To qualify as a QSBC, your company must pass a strict set of tests.
1. The Active Asset Test (The 90% Rule)
This is the one that trips everyone up. At the exact moment you sell your shares, 90% or more of your company’s assets (measured by fair market value) must be used for “active business” in Canada.
2. The Holding Period Test
You (or a related person) must have owned the shares for at least 24 months prior to the sale. You can’t just buy a business and flip it tax-free the next month.
3. The 50% Rule
Throughout that 24-month holding period, more than 50% of the company’s assets must have been used for active business.
Read more: Planning on selling a business in Canada,
The Problem: “Lazy” Assets
Here is where successful business owners often get into trouble.
You’ve been successful. Your company made a profit. So, you left cash in the corporate bank account for a rainy day. Maybe you bought a portfolio of stocks inside the corp, or perhaps you purchased a rental property.
In the eyes of the CRA, those are “Lazy Assets” (or passive assets). They aren’t being used to run the business; they are just sitting there making money.
If you have too much cash or too many passive investments, you will likely fail the 90% test. And if you fail, you lose the entire tax exemption. You go from paying zero tax to paying hundreds of thousands.
The Solution: Corporate “Purification”
If your corporation is holding too much cash or passive assets, we use a process called “Purification” to clean up the balance sheet before the sale.
This involves moving those “bad” assets out of the operating company so that only “active” assets remain. Common strategies include:
- Paying a Capital Dividend: Using your Capital Dividend Account (CDA) to flow tax-free money out to shareholders.
- Inter-Corporate Dividends: Moving excess cash to a separate Holding Company (Holdco) that is not part of the sale.
- Debt Repayment: Using excess cash to pay down corporate debts or vendor accounts.
The 24-Month Warning
You have to do this early. Because of the holding period rules and the lookback periods, if you try to purify the company the day before you sell, it might trigger other anti-avoidance rules. Ideally, you want to start this process 12 to 24 months before you plan to exit.
Final Thoughts
The Lifetime Capital Gains Exemption is arguably one of the single biggest tax breaks available to Canadian business owners. It is effectively a million-dollar gift from the CRA. Do not squander it by failing a technicality like the 90% rule.

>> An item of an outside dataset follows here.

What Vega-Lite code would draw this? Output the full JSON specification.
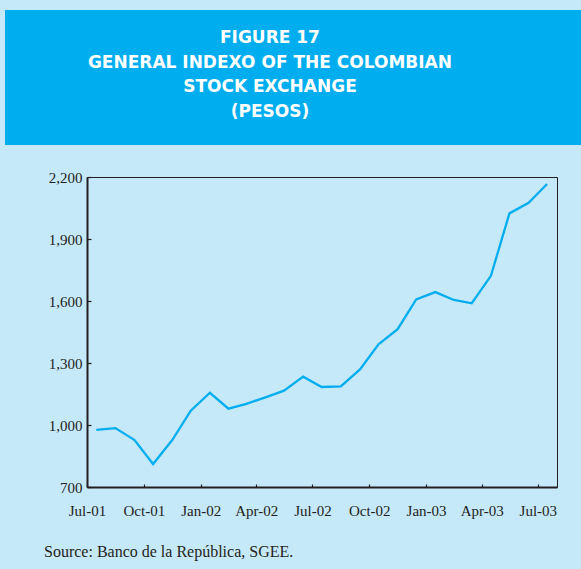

If you are thinking of selling your business in the next few years, you need to look at your balance sheet today. At Madan CA, we’re here to help.
FAQ: Lifetime Capital Gains Exemption
Does the LCGE apply to rental properties?
Generally, no. The exemption applies to “Qualified Small Business Corporation” shares. Most corporations that simply hold real estate to earn rental income are considered “passive” businesses and do not qualify for the exemption.
What happens if I sell the assets instead of the shares?
If you sell assets, the corporation pays tax on the gains (now at a 50% inclusion rate), and then you pay tax again when you pull that money out as a dividend. You cannot use the LCGE on an asset sale.
Can I multiply the exemption with my children?
Yes, if your children (over age 18) own shares in the QSBC, they can claim their own exemption. However, you must be very careful with the “TOSI” (Tax on Split Income) rules and ensure the shares were structured correctly, often using a Family Trust.
Disclaimer
The information provided on this page is intended to provide general information. The information does not take into account your personal situation and is not intended to be used without consultation from accounting and financial professionals. Allan Madan and Madan Chartered Accountant will not be held liable for any problems that arise from the usage of the information provided on this page.